Jill absently wiped the back of her hand across her nose. Ugh. She reached for a tissue, and then picked up the phone on the desk.

'Gabe, where are you?' she said into the handset.

'At the hospital,' he said.

'Have you interviewed her yet?'

'Nope. Three o'clock.'

'I'll meet you out there.'

She printed out a single page and shut down the computer. She'd finished earlier than she'd thought, and was glad to have the opportunity to watch Gabriel interviewing another victim. She gathered up her bag and the case-file, and stood to leave the squadroom. At the last moment, she grabbed the phone again and left a message for Lawrence Last to let him know her movements.

She jogged down four flights of stairs to the basement carpark and threw her bag in the backseat of her issued Commodore. It wasn't until the M5 on-ramp that she pushed the dashboard vents away from her face and turned the heater down, realising she was now stifling hot. Nudging the bumper of her vehicle into the near-stationary traffic, she waved to pretend that she was grateful to the driver behind for letting her in. She knew she'd be still sitting waiting to merge if that motorist had had anything to do with it. It was dog-eat-dog on this motorway.

Too late, she realised that it would've been far quicker to take the Hume Highway to Burwood. She thumped the steering wheel with the heel of her hand and settled in to wait in the traffic.

Her hot nose throbbed.

'So, guess who used to hang with Henry Nguyen back in the day?' she said to Gabriel in greeting when they met in the foyer of the hospital. There were still twenty minutes before they were due to meet with Donna Moser.

'Joss Preston-Jones,' he said.

'Well, yeah,' she said. 'Good guess. Also, Mr Chew and Spew – Dang Huynh.'

'Hmm.'

Gabriel led her to a tiny cafeteria just off the entrance. 'You want something to drink?' he asked her, gesturing to a half-finished milkshake and hamburger at a table. He'd obviously started before she got there.

She walked to a fridge at the back of the cafe, selected a glass bottle of orange juice and pressed it, cold, against her cheeks. At the counter, she paid for it and a six-capsule box of Panadol, and walked back to join Gabriel, popping two of the tablets and draining half the juice before she reached the table.

He watched her, eyebrows lifted, as he ate his hamburger. It smelled pretty good.

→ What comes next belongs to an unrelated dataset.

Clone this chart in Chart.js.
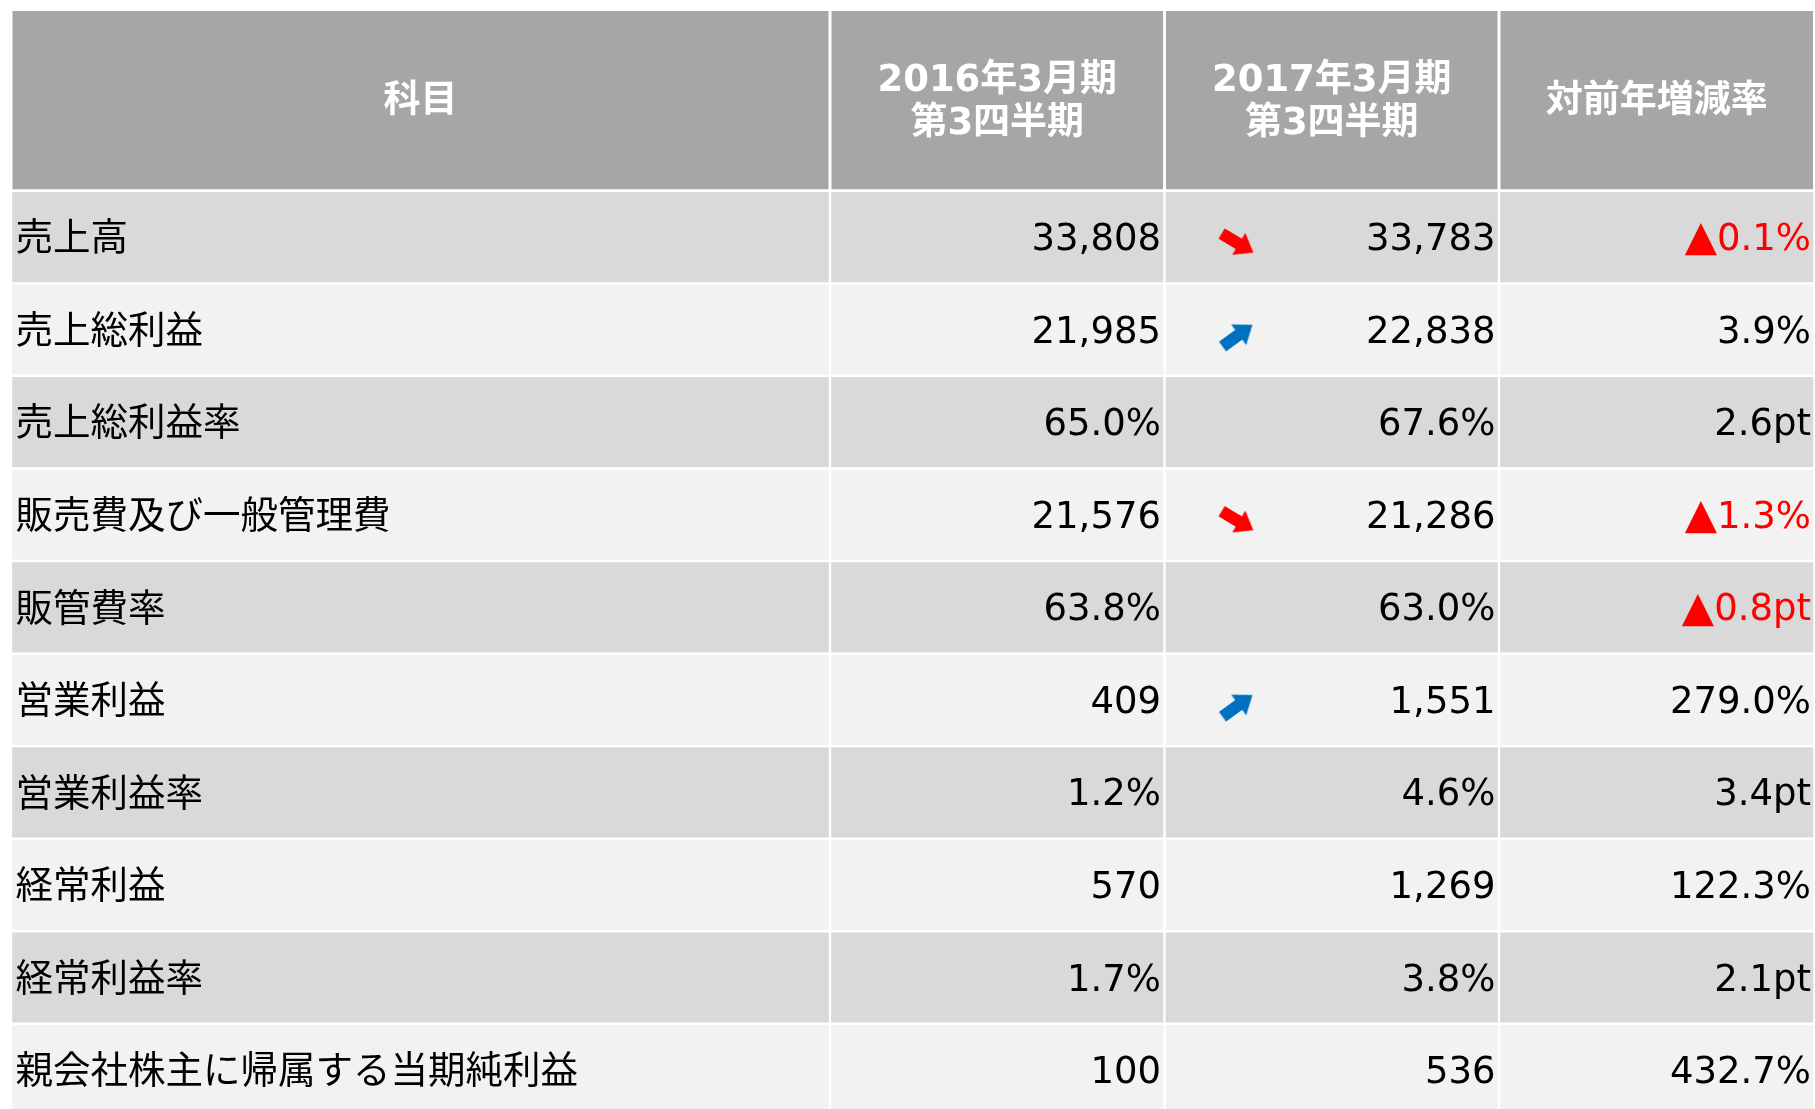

'Joss was arrested, age twelve, in company with Nguyen, a couple of other juveniles and a nineteen-year-old,' she told him. 'The North Sydney cops caught them stealing petrol from a caryard. The yard had a single fuel pump for its own use and the kids decided to stock up. They filled their car and a couple of containers in the boot. The North Sydney boys released Joss and Henry and the other kids, but the adult copped a charge.'

Gabriel slurped his shake.

'So all these years later, Henry and Joss meet again,' she said. 'Or had they been hanging out all along? Joss has no adult sheet, but maybe he's been in touch with this gang since he was a kid. What if he knew all about the thing at Andy Wu's? What if that's what he and his wife are hiding?'

Gabriel raised one dark eyebrow.

'I know,' she said. 'Just brainstorming. They're not the type. And if it was the case that Nguyen and Joss are still mates, why would Joss and Isobel tip us off about Nguyen?'

He nodded.

'So, what: they're just at this dinner party and it all goes down just as they said? But then somehow Joss recognises Cutter and tells his wife, and she tells us?'

Gabriel shrugged.

'What, are we playing charades here or something?' Jill rubbed at her eyes in irritation. They felt hot and itchy. She took another sip of juice. She thought she didn't have a lot of words to say to others. Gabriel was so odd sometimes. She sighed and continued. 'Why didn't they just tell all this to Tran and Reid when they interviewed them the first time? Why did they keep Nguyen's name from us when we interviewed them?'

'Scared.'

'Yeah, I get that. But they're gonna be better off with him locked up, aren't they? Wouldn't it be better for them to help us catch him?'

Gabriel shrugged again. Jill finished her juice.

'Are you ready?' She looked down at her watch. Already three p.m., and they hadn't even begun the interview with Donna Moser. She wanted to be at home in a bath.